AIM OF THE TASK> Pictures stay out. Extract the lines below from the first one through the line with "1560, 1860, 2250, 2614, 2800, 2860, 3160, 3715]", both included.

------

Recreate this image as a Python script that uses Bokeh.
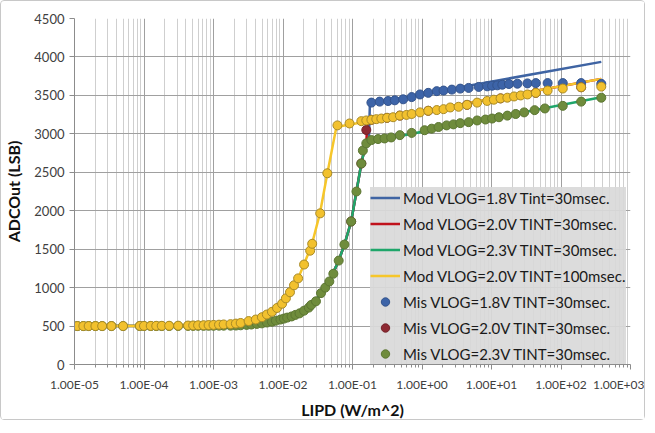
from bokeh.plotting import figure
from bokeh.models import Range1d, FixedTicker, CustomJSTickFormatter
from bokeh.embed import file_html
from bokeh.resources import INLINE

# ---------------- data ----------------
x_ticks = [1e-5, 1e-4, 1e-3, 1e-2, 1e-1, 1e0, 1e1, 1e2, 1e3]
y_ticks = [0, 500, 1000, 1500, 2000, 2500, 3000, 3500, 4000, 4500]

# Model curves
mod18_x = [1e-5, 1e-3, 3.2e-3, 5.9e-3, 0.0103, 0.016, 0.02, 0.0252, 0.0298, 0.0352, 0.0464, 0.0633,
           0.0765, 0.0957, 0.114, 0.134, 0.149, 0.165, 0.172, 0.178, 380]
mod18_y = [500, 505, 512, 540, 595, 650, 700, 770, 830, 928, 1080, 1351,
           1560, 1860, 2250, 2614, 2800, 2890, 2905, 3395, 3936]

mod20_x = [1e-5, 1e-3, 3.2e-3, 5.9e-3, 0.0103, 0.016, 0.02, 0.0252, 0.0298, 0.0352, 0.0464, 0.0633,
           0.0765, 0.0957, 0.114, 0.134, 0.149, 0.158, 0.163, 380]
mod20_y = [500, 505, 512, 540, 595, 650, 700, 770, 830, 928, 1080, 1351,
           1560, 1860, 2250, 2614, 2800, 2860, 3160, 3715]

mod23_x = [1e-5, 1e-3, 3.2e-3, 5.9e-3, 0.0103, 0.016, 0.02, 0.0252, 0.0298, 0.0352, 0.0464, 0.0633,
           0.0765, 0.0957, 0.114, 0.134, 0.149, 0.165, 380]
mod23_y = [500, 505, 512, 540, 595, 650, 700, 770, 830, 928, 1080, 1351,
           1560, 1860, 2250, 2614, 2800, 2890, 3475]

mod20_100_x = [1e-5, 1e-4, 5e-4, 1e-3, 2e-3, 3e-3, 5e-3, 7e-3, 1e-2, 1.3e-2, 1.65e-2, 2e-2,
               2.6e-2, 3.4e-2, 4.35e-2, 5.86e-2, 380]
mod20_100_y = [500, 502, 508, 515, 530, 555, 615, 690, 800, 960, 1120, 1300,
               1560, 1966, 2487, 3090, 3715]

# Measured points
mis18_x = [0.187, 0.246, 0.325, 0.406, 0.536, 0.71, 0.936, 1.23, 1.63, 2.04, 2.69, 3.55, 4.69,
           6.55, 8.67, 10.2, 12.1, 14.3, 17.8, 23.6, 32.9, 43.4, 64.2, 106, 195, 380]
mis18_y = [3406, 3419, 3427, 3436, 3449, 3478, 3512, 3533, 3555, 3563, 3575, 3588, 3597,
           3610, 3618, 3626, 3631, 3639, 3648, 3652, 3656, 3660, 3660, 3660, 3660, 3650]

mis20_x = [0.0957, 0.134, 0.158, 0.187, 0.314, 0.48, 1.23, 4.45, 13.5, 43.4, 195]
mis20_y = [1860, 2614, 3050, 3182, 3208, 3237, 3300, 3377, 3461, 3533, 3606]

mis23_x = [1.1e-5, 1.34e-5, 1.6e-5, 2.0e-5, 2.5e-5, 3.4e-5, 5.0e-5, 8.7e-5, 1.0e-4, 1.25e-4, 1.5e-4,
           1.8e-4, 2.3e-4, 3.1e-4, 4.3e-4, 5.1e-4, 6.0e-4, 7.2e-4, 8.5e-4, 1.0e-3, 1.2e-3, 1.4e-3,
           1.76e-3, 2.1e-3, 2.46e-3, 3.0e-3, 3.5e-3, 4.2e-3, 4.97e-3, 5.86e-3, 6.93e-3, 7.9e-3,
           9.2e-3, 1.03e-2, 1.15e-2, 1.33e-2, 1.51e-2, 1.73e-2, 2.01e-2, 2.35e-2, 2.55e-2, 2.98e-2,
           3.52e-2, 4.06e-2, 4.64e-2, 5.3e-2, 6.33e-2, 7.65e-2, 9.57e-2, 0.114, 0.134, 0.141, 0.158,
           0.187, 0.233, 0.289, 0.36, 0.48, 0.71, 1.09, 1.38, 1.73, 2.26, 2.83, 3.55, 4.69, 6.21,
           8.19, 10.2, 12.8, 16.9, 22.3, 29.5, 41.7, 58.6, 106, 195, 380]
mis23_y = [500, 500, 500, 500, 500, 500, 500, 500, 500, 500, 500,
           500, 500, 501, 502, 502, 503, 503, 504, 504, 505, 505,
           505, 507, 510, 515, 520, 528, 535, 546, 556, 570,
           585, 597, 610, 625, 645, 665, 700, 740, 775, 822,
           928, 1000, 1080, 1180, 1351, 1560, 1860, 2250, 2614, 2783, 2876,
           2919, 2932, 2940, 2953, 2983, 3012, 3047, 3067, 3089, 3110, 3123, 3139, 3152, 3174,
           3186, 3199, 3216, 3237, 3258, 3279, 3308, 3330, 3364, 3419, 3470]

mis20_100_x = [1.1e-5, 1.34e-5, 1.6e-5, 2.0e-5, 2.5e-5, 3.4e-5, 5.0e-5, 8.7e-5, 1.0e-4, 1.25e-4,
               1.5e-4, 1.8e-4, 2.3e-4, 3.1e-4, 4.3e-4, 5.1e-4, 6.0e-4, 7.2e-4, 8.5e-4, 1.0e-3,
               1.2e-3, 1.4e-3, 1.76e-3, 2.1e-3, 2.46e-3, 3.2e-3, 4.06e-3, 4.97e-3, 5.86e-3, 6.93e-3,
               8.2e-3, 9.7e-3, 1.1e-2, 1.26e-2, 1.44e-2, 1.65e-2, 2.01e-2, 2.46e-2, 2.63e-2, 3.43e-2,
               4.34e-2, 6.07e-2, 9.06e-2, 0.134, 0.158, 0.187, 0.22, 0.26, 0.314, 0.384, 0.48,
               0.598, 0.71, 0.936, 1.23, 1.63, 2.04, 2.55, 3.36, 4.45, 6.21, 8.67, 10.8, 13.5,
               16.9, 21.1, 26.3, 32.9, 43.4, 64.2, 106, 195, 380]
mis20_100_y = [500, 500, 500, 500, 500, 500, 500, 502, 502, 502,
               503, 503, 504, 505, 507, 508, 510, 511, 513, 515,
               518, 521, 525, 532, 540, 565, 585, 615, 650, 685,
               735, 790, 860, 940, 1030, 1120, 1300, 1480, 1570, 1966,
               2487, 3110, 3135, 3165, 3174, 3182, 3191, 3199, 3208, 3216, 3237,
               3246, 3258, 3279, 3300, 3309, 3321, 3343, 3352, 3377, 3406, 3428, 3444, 3461,
               3470, 3486, 3499, 3512, 3533, 3563, 3589, 3606, 3614]

labels = ["Mod VLOG=1.8V Tint=30msec.", "Mod VLOG=2.0V TINT=30msec.",
          "Mod VLOG=2.3V TINT=30msec.", "Mod VLOG=2.0V TINT=100msec.",
          "Mis VLOG=1.8V TINT=30msec.", "Mis VLOG=2.0V TINT=30msec.",
          "Mis VLOG=2.3V TINT=30msec."]

# ---------------- figure ----------------
FONT = "Lato"

p = figure(width=645, height=420, x_axis_type="log",
           x_range=Range1d(1e-5, 1e3), y_range=Range1d(0, 4500),
           output_backend="svg", toolbar_location=None,
           min_border_left=69, min_border_right=16, min_border_top=17, min_border_bottom=49)
p.styles = {"border": "1px solid #c8c8c8", "border-radius": "4px"}
p.background_fill_color = "white"
p.border_fill_color = "white"
p.outline_line_color = None

minor = [k * 10.0 ** e for e in range(-5, 3) for k in range(2, 10)]
p.xaxis.ticker = FixedTicker(ticks=x_ticks, minor_ticks=minor)
p.yaxis.ticker = FixedTicker(ticks=y_ticks)
p.xaxis.formatter = CustomJSTickFormatter(code="""
const e = Math.round(Math.log10(tick));
const s = e < 0 ? '-' : '+';
const a = Math.abs(e);
return '1.00E' + s + (a < 10 ? '0' : '') + a;
""")

for ax in (p.xaxis[0], p.yaxis[0]):
    ax.axis_line_color = "#8c8c8c"
    ax.major_tick_line_color = "#8c8c8c"
    ax.minor_tick_line_color = "#8c8c8c"
    ax.major_label_text_font = FONT
    ax.major_label_text_color = "#404040"
    ax.axis_label_text_font = FONT
    ax.axis_label_text_font_style = "bold"
    ax.axis_label_text_font_size = "16px"
    ax.axis_label_text_color = "#111111"

p.xaxis.major_tick_out = 5
p.xaxis.major_tick_in = 0
p.xaxis.minor_tick_out = 3
p.xaxis.minor_tick_in = 0
p.xaxis.major_label_text_font_size = "12px"
p.xaxis.major_label_standoff = 7
p.xaxis.axis_label = "LIPD (W/m^2)"
p.xaxis.axis_label_standoff = 5

p.yaxis.major_tick_out = 5
p.yaxis.major_tick_in = 0
p.yaxis.minor_tick_out = 0
p.yaxis.minor_tick_in = 0
p.yaxis.major_label_text_font_size = "13px"
p.yaxis.axis_label = "ADCOut (LSB)"
p.yaxis.axis_label_standoff = 8

p.xgrid.grid_line_color = "#a0a0a0"
p.xgrid.minor_grid_line_color = "#cfcfcf"
p.ygrid.grid_line_color = "#a0a0a0"

# ---------------- lines ----------------
c_blue_line = "#3f64a3"
c_red_line = "#c0121c"
c_green_line = "#1fa66a"
c_yellow_line = "#f6c62a"

p.line(mod18_x, mod18_y, color=c_blue_line, line_width=2.5, legend_label=labels[0])
p.line(mod20_x, mod20_y, color=c_red_line, line_width=2.5, legend_label=labels[1])
p.line(mod23_x, mod23_y, color=c_green_line, line_width=2.5, legend_label=labels[2])
p.line(mod20_100_x, mod20_100_y, color=c_yellow_line, line_width=2.5, legend_label=labels[3])

# ---------------- points ----------------
p.scatter(mis18_x, mis18_y, size=9, fill_color="#3d64a8", line_color="#34548c", line_width=1,
          legend_label=labels[4])
p.scatter(mis20_x, mis20_y, size=9, fill_color="#8e2a33", line_color="#74222a", line_width=1,
          legend_label=labels[5])
p.scatter(mis23_x, mis23_y, size=9, fill_color="#6f8c3c", line_color="#5c7632", line_width=1,
          legend_label=labels[6])
p.scatter(mis20_100_x, mis20_100_y, size=9, fill_color="#f2c12e", line_color="#a88a26", line_width=1)

# ---------------- legend ----------------
lg = p.legend[0]
lg.location = (296, 0)
lg.background_fill_color = "#d9d9d9"
lg.background_fill_alpha = 0.92
lg.border_line_color = None
lg.label_text_font = FONT
lg.label_text_font_size = "15px"
lg.label_text_color = "#1a1a1a"
lg.glyph_width = 30
lg.glyph_height = 21
lg.label_height = 21
lg.label_standoff = 3
lg.spacing = 5
lg.padding = 3
lg.margin = 0

open("out.html", "w").write(file_html(p, INLINE))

------

RESULT FOR THIS TASK>
Recreate this image as a Python script that uses Bokeh.
from bokeh.plotting import figure
from bokeh.models import Range1d, FixedTicker, CustomJSTickFormatter
from bokeh.embed import file_html
from bokeh.resources import INLINE

# ---------------- data ----------------
x_ticks = [1e-5, 1e-4, 1e-3, 1e-2, 1e-1, 1e0, 1e1, 1e2, 1e3]
y_ticks = [0, 500, 1000, 1500, 2000, 2500, 3000, 3500, 4000, 4500]

# Model curves
mod18_x = [1e-5, 1e-3, 3.2e-3, 5.9e-3, 0.0103, 0.016, 0.02, 0.0252, 0.0298, 0.0352, 0.0464, 0.0633,
           0.0765, 0.0957, 0.114, 0.134, 0.149, 0.165, 0.172, 0.178, 380]
mod18_y = [500, 505, 512, 540, 595, 650, 700, 770, 830, 928, 1080, 1351,
           1560, 1860, 2250, 2614, 2800, 2890, 2905, 3395, 3936]

mod20_x = [1e-5, 1e-3, 3.2e-3, 5.9e-3, 0.0103, 0.016, 0.02, 0.0252, 0.0298, 0.0352, 0.0464, 0.0633,
           0.0765, 0.0957, 0.114, 0.134, 0.149, 0.158, 0.163, 380]
mod20_y = [500, 505, 512, 540, 595, 650, 700, 770, 830, 928, 1080, 1351,
           1560, 1860, 2250, 2614, 2800, 2860, 3160, 3715]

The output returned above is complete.